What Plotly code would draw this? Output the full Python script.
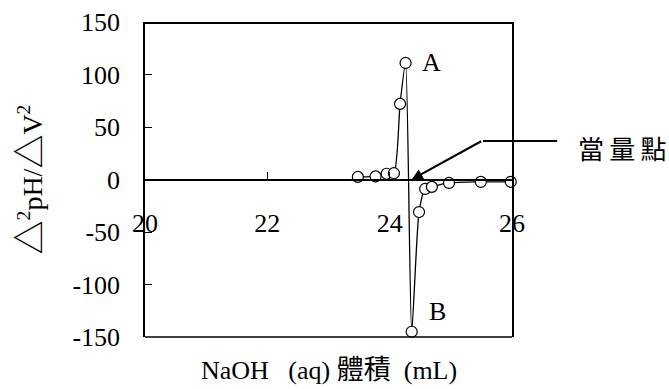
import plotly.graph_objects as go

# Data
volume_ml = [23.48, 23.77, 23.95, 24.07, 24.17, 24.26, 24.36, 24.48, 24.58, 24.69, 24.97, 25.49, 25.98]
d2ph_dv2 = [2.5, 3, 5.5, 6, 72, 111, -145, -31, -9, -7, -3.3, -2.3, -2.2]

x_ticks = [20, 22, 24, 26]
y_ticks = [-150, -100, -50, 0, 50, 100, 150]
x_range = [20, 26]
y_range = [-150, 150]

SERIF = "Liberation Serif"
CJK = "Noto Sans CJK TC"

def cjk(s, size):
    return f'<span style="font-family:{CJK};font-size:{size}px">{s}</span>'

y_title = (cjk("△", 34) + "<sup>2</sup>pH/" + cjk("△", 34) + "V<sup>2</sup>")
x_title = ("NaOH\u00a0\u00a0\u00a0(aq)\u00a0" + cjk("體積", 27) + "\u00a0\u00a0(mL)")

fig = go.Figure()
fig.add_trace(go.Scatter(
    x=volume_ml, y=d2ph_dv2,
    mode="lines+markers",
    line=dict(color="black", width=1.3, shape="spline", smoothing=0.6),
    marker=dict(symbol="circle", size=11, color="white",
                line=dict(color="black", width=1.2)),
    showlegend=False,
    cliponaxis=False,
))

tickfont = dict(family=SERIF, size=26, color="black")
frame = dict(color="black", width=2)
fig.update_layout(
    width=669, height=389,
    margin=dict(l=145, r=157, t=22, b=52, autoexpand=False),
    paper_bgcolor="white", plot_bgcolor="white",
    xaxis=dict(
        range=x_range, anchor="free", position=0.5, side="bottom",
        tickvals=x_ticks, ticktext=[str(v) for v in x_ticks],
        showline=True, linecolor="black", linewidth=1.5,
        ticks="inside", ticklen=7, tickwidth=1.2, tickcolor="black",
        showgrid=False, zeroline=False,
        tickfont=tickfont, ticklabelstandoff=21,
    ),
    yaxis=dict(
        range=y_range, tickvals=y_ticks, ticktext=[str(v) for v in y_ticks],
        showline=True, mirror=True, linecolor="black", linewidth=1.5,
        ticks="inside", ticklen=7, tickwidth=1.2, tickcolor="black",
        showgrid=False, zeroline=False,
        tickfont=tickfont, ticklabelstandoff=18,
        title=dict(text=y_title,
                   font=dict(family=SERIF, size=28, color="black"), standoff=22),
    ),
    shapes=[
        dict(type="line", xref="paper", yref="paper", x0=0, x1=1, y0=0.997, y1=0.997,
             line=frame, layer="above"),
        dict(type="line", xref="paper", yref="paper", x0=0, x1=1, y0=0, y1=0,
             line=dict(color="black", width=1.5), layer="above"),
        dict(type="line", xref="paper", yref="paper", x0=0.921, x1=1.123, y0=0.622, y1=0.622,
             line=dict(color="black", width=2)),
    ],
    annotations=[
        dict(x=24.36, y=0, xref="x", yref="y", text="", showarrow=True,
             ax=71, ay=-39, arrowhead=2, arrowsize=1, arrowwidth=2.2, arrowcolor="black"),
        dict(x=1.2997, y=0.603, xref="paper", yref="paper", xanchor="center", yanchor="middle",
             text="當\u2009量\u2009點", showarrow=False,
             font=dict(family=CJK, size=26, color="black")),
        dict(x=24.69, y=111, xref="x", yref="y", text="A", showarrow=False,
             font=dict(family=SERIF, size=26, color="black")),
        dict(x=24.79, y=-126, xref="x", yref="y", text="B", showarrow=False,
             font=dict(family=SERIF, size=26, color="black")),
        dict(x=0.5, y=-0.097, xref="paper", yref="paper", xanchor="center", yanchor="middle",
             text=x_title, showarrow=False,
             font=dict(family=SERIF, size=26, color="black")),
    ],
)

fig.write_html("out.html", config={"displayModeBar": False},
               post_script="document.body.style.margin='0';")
=-=-=
- WHAT YOU NEED TO DO: From the material above, reproduce everything verbatim except the pictures.

- FINISHED TASK:
What Plotly code would draw this? Output the full Python script.
import plotly.graph_objects as go

# Data
volume_ml = [23.48, 23.77, 23.95, 24.07, 24.17, 24.26, 24.36, 24.48, 24.58, 24.69, 24.97, 25.49, 25.98]
d2ph_dv2 = [2.5, 3, 5.5, 6, 72, 111, -145, -31, -9, -7, -3.3, -2.3, -2.2]

x_ticks = [20, 22, 24, 26]
y_ticks = [-150, -100, -50, 0, 50, 100, 150]
x_range = [20, 26]
y_range = [-150, 150]

SERIF = "Liberation Serif"
CJK = "Noto Sans CJK TC"

def cjk(s, size):
    return f'<span style="font-family:{CJK};font-size:{size}px">{s}</span>'

y_title = (cjk("△", 34) + "<sup>2</sup>pH/" + cjk("△", 34) + "V<sup>2</sup>")
x_title = ("NaOH\u00a0\u00a0\u00a0(aq)\u00a0" + cjk("體積", 27) + "\u00a0\u00a0(mL)")

fig = go.Figure()
fig.add_trace(go.Scatter(
    x=volume_ml, y=d2ph_dv2,
    mode="lines+markers",
    line=dict(color="black", width=1.3, shape="spline", smoothing=0.6),
    marker=dict(symbol="circle", size=11, color="white",
                line=dict(color="black", width=1.2)),
    showlegend=False,
    cliponaxis=False,
))

tickfont = dict(family=SERIF, size=26, color="black")
frame = dict(color="black", width=2)
fig.update_layout(
    width=669, height=389,
    margin=dict(l=145, r=157, t=22, b=52, autoexpand=False),
    paper_bgcolor="white", plot_bgcolor="white",
    xaxis=dict(
        range=x_range, anchor="free", position=0.5, side="bottom",
        tickvals=x_ticks, ticktext=[str(v) for v in x_ticks],
        showline=True, linecolor="black", linewidth=1.5,
        ticks="inside", ticklen=7, tickwidth=1.2, tickcolor="black",
        showgrid=False, zeroline=False,
        tickfont=tickfont, ticklabelstandoff=21,
    ),
    yaxis=dict(
        range=y_range, tickvals=y_ticks, ticktext=[str(v) for v in y_ticks],
        showline=True, mirror=True, linecolor="black", linewidth=1.5,
        ticks="inside", ticklen=7, tickwidth=1.2, tickcolor="black",
        showgrid=False, zeroline=False,
        tickfont=tickfont, ticklabelstandoff=18,
        title=dict(text=y_title,
                   font=dict(family=SERIF, size=28, color="black"), standoff=22),
    ),
    shapes=[
        dict(type="line", xref="paper", yref="paper", x0=0, x1=1, y0=0.997, y1=0.997,
             line=frame, layer="above"),
        dict(type="line", xref="paper", yref="paper", x0=0, x1=1, y0=0, y1=0,
             line=dict(color="black", width=1.5), layer="above"),
        dict(type="line", xref="paper", yref="paper", x0=0.921, x1=1.123, y0=0.622, y1=0.622,
             line=dict(color="black", width=2)),
    ],
    annotations=[
        dict(x=24.36, y=0, xref="x", yref="y", text="", showarrow=True,
             ax=71, ay=-39, arrowhead=2, arrowsize=1, arrowwidth=2.2, arrowcolor="black"),
        dict(x=1.2997, y=0.603, xref="paper", yref="paper", xanchor="center", yanchor="middle",
             text="當\u2009量\u2009點", showarrow=False,
             font=dict(family=CJK, size=26, color="black")),
        dict(x=24.69, y=111, xref="x", yref="y", text="A", showarrow=False,
             font=dict(family=SERIF, size=26, color="black")),
        dict(x=24.79, y=-126, xref="x", yref="y", text="B", showarrow=False,
             font=dict(family=SERIF, size=26, color="black")),
        dict(x=0.5, y=-0.097, xref="paper", yref="paper", xanchor="center", yanchor="middle",
             text=x_title, showarrow=False,
             font=dict(family=SERIF, size=26, color="black")),
    ],
)

fig.write_html("out.html", config={"displayModeBar": False},
               post_script="document.body.style.margin='0';")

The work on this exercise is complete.